Australian singer-songwriter and actor Rick Springfield on Friday headlined an event on the University at Buffalo North Campus, where cancer survivors and their supporters joined together not only to raise funds for cancer research but also to have a good time.
It was the kickoff for the 17th annual Ride for Roswell Weekend, organized by members of Roswell Park Cancer Institute. The first-ever opening ceremony for the event was preceded by the 12-mile Peloton ride, featuring 200 bicyclists who pedaled from Roswell Park to the North Campus, where Springfield and his band took the stage in the UB Stadium.
Despite having played the role of Dr. Noah Drake on the ABC-TV network daytime soap opera "General Hospital" from 1981 through 1983, the name Rick Springfield and cancer are not commonly thought of in tandem. However, Springfield, prior to taking the stage Friday, noted that nearly everyone has been touched in some way by the disease.
"I think everybody has a personal connection to cancer. I don't know anybody who hasn't been touched by it at some point," said Springfield.
"Actually, I'm going to Australia in about seven days to say goodbye to my boyhood friend who was in my first band that was successful in Australia. He has liver cancer, and he doesn't have very long left, apparently, according to what we're hearing," he added.
The Grammy-winning artist, perhaps best known for his 1982 pop hit record "Jessie's Girl," also performed three songs on his last album, dedicated to a young fan named Sahara, who died of brain cancer at the age of 13.
Springfield noted his father also died of cancer, which is what makes the research done at facilities like Roswell so important to him and why he wanted to lend his talents to Friday's opening ceremony.
"They've done some great things, the whole PSA test came from there.

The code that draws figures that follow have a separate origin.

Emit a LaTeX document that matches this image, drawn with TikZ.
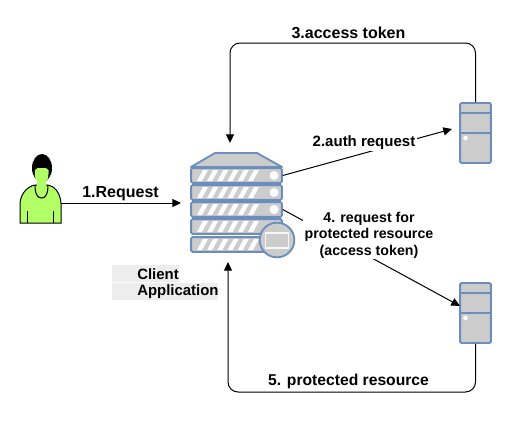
\documentclass[tikz,border=0pt]{standalone}
\usepackage{fontspec}
\setmainfont{Liberation Sans}
\usepackage{tikz}
\usetikzlibrary{arrows.meta, positioning, calc}
\definecolor{srvline}{HTML}{6C8EBF}
\definecolor{srvfill}{HTML}{CCCCCC}
\definecolor{userfill}{HTML}{B3FF66}
\definecolor{capfill}{HTML}{EDEDED}
\tikzset{
  srvrow/.style={draw=srvline, fill=srvfill, line width=1.4pt, rounded corners=1pt,
                 minimum width=68pt, minimum height=11pt, inner sep=0pt},
  srvbox/.style={draw=srvline, fill=srvfill, line width=1.4pt, rounded corners=1pt,
                 minimum width=23pt, minimum height=45pt, inner sep=0pt},
  flow/.style={-{Triangle[length=6.5pt,width=6pt]}, line width=0.75pt, rounded corners=7.5pt},
  lbl/.style={font=\fontsize{12}{14}\selectfont\bfseries, inner sep=1pt, align=center},
  caprow/.style={fill=capfill, minimum height=12.75pt, inner sep=0pt, anchor=west}
}
\begin{document}
\begin{tikzpicture}[x=0.75pt, y=-0.75pt]
  \useasboundingbox (0,0) rectangle (512,422);
  % user
  \node[inner sep=0pt, minimum width=30.75pt, minimum height=28.5pt] (user) at (40.5,204) {};
  \fill[black] (42,168) ellipse[x radius=7.5pt, y radius=10.5pt];
  \draw[fill=userfill, line width=0.75pt] (20,223) -- (20,203) .. controls (21,192) and (29,186) .. (35,185)
    -- (48,185) .. controls (54,186) and (60,192) .. (61,203) -- (61,223) -- cycle;
  \fill[userfill] (37,186) -- (37,181) .. controls (34,178) and (35,172) .. (35,170)
    .. controls (36,168) and (38,168) .. (41,168) .. controls (45,168) and (48,168) .. (48.5,170)
    .. controls (48.5,174) and (49,179) .. (46,181) -- (46,186) -- cycle;
  \draw[line width=0.75pt] (35,185) .. controls (35,195) and (38,198) .. (41.5,198)
    .. controls (45,198) and (48,195) .. (48,185);
  \draw[line width=0.75pt] (27,223) -- (27,211) (53.5,223) -- (53.5,211);
  % client application
  \draw[srvline, fill=srvfill, line width=1.4pt, line join=round] (191,167) -- (215,153) -- (257,153) -- (282,167) -- cycle;
  \foreach \i/\y in {1/175.5, 2/192.5, 3/209.5, 4/226.5, 5/244.5} {
    \node[srvrow] (row\i) at (236.5,\y) {};
    \foreach \x in {0,...,5}
      \fill[white] ({197+\x*10.2},\y+5.5) -- ({202+\x*10.2},\y+5.5) -- ({208+\x*10.2},\y-5.5) -- ({203+\x*10.2},\y-5.5) -- cycle;
  }
  \foreach \y in {175.5, 192.5, 209.5}
    \fill[white!92!srvfill] (274,\y) circle[radius=3.4pt];
  \node[circle, draw=srvline, fill=srvfill, line width=1.4pt, minimum size=26pt, inner sep=0pt] (badge) at (277,240) {};
  \node[draw=white!85!srvfill, fill=srvfill, line width=1.2pt, minimum width=17pt, minimum height=11pt, inner sep=0pt] (screen) at (277,240.5) {};
  \node[caprow, minimum width=50pt] (cap1) at (112,273.5) {};
  \node[caprow, minimum width=79.5pt] (cap2) at (112,291.5) {};
  \node[lbl, anchor=west, inner sep=0pt, font=\fontsize{11.2}{13}\selectfont\bfseries] at (137,274) {Client};
  \node[lbl, anchor=west, inner sep=0pt, font=\fontsize{11.2}{13}\selectfont\bfseries] at (137,292) {Application};
  % servers
  \node[srvbox] (authsrv) at (475.5,133) {};
  \draw[srvline, line width=1.4pt] (authsrv.west |- 0,113) -- (authsrv.east |- 0,113)
    (authsrv.west |- 0,133) -- (authsrv.east |- 0,133);
  \fill[white] (465.5,138) circle[radius=1.7pt];
  \node[srvbox] (ressrv) at (475.5,313) {};
  \draw[srvline, line width=1.4pt] (ressrv.west |- 0,293) -- (ressrv.east |- 0,293)
    (ressrv.west |- 0,313) -- (ressrv.east |- 0,313);
  \fill[white] (465.5,318) circle[radius=1.7pt];
  % connectors
  \coordinate (tokenend) at (230,143);
  \coordinate (authend) at (452,129);
  \coordinate (reqend) at (460,306);
  \coordinate (resend) at (228,262);
  \coordinate (inend) at (181,203);
  \draw[flow] (user.east |- inend) -- (inend);
  \draw[flow] (authsrv.north) |- (300,43) -| (tokenend);
  \draw[flow] (row1.east) -- (authend);
  \draw[flow] (row3.east) -- (reqend);
  \draw[flow] (ressrv.south) |- (300,392) -| (resend);
  % labels
  \node[lbl] (l1) at (120.5,193.5) {1.Request};
  \node[lbl, fill=white, font=\fontsize{11.25}{13}\selectfont\bfseries] (l2) at (364,143) {2.auth request};
  \node[lbl] (l3) at (348.5,33) {3.access token};
  \node[lbl, fill=white, font=\fontsize{10.65}{12.4}\selectfont\bfseries] (l4) at (369,235) {4. request for\\protected resource\\(access token)};
  \node[lbl, font=\fontsize{11.75}{14}\selectfont\bfseries] (l5) at (348.5,381) {5. protected resource};
\end{tikzpicture}
\end{document}
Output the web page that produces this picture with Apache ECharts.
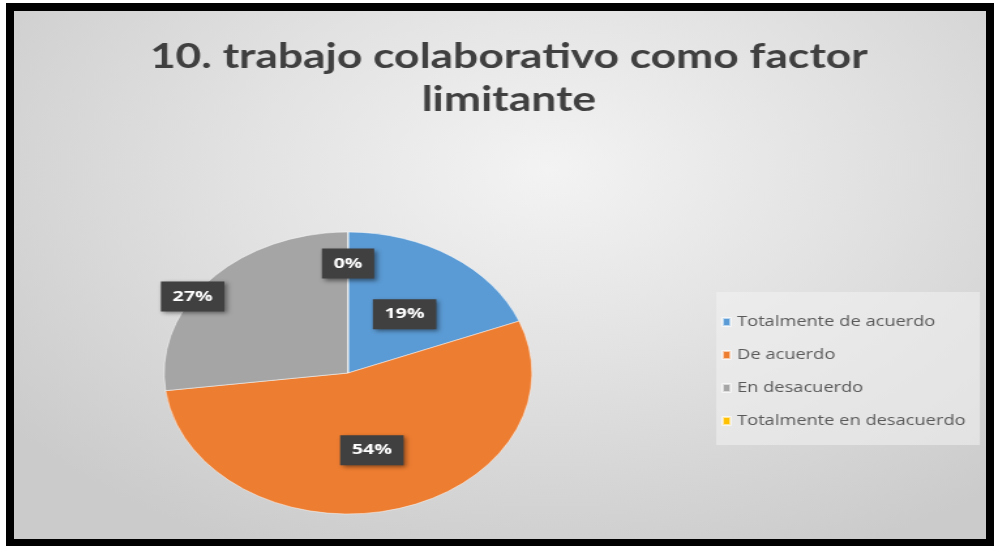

They're very advanced. I'd rather do something and give money to a group where I know specifically where it's going," Springfield said.
"I'm always ready to play for a cause than not. It's a very easy thing to do," he added.
Also appearing at the opening ceremony was former Buffalo Bills linebacker Chris Spielman, who shared details of the journey of his wife, Stefanie, following her diagnosis with breast cancer at age 30 in 1998. She died in 2009.
In addition to the Peloton riders, scores of cancer patients, cancer survivors, their family members and volunteers attended the opening ceremony.
Christopher Choi, director of the Therapeutic Cell Production facility at Roswell and an assistant professor of oncology at the University at Buffalo, manned one of the research booths on the campus.
"The first question that I've been getting manning the booth earlier today was, 'Is the research that I'm doing -- will it work for what they have?' which is heartbreaking," said Choi.
"We have this dendritic cell vaccine clinical trial which I'm a co-investigator on. It's used to treat all solid tumors," he added. "It's a great example of how the ride helps in terms of funding these great ideas to really kick-start great ideas and to get to implement these great ideas into the clinic."
Springfield, meanwhile, had a simple message for his fans:
"Let's have a great time and forget all the pain right now. That's what I do. My show, it's a celebration, and there are lot of people out there with some things to celebrate, the survivors out there," he said.
"I think that's very important because I know mental attitude is a major component in surviving cancer," Springfield added.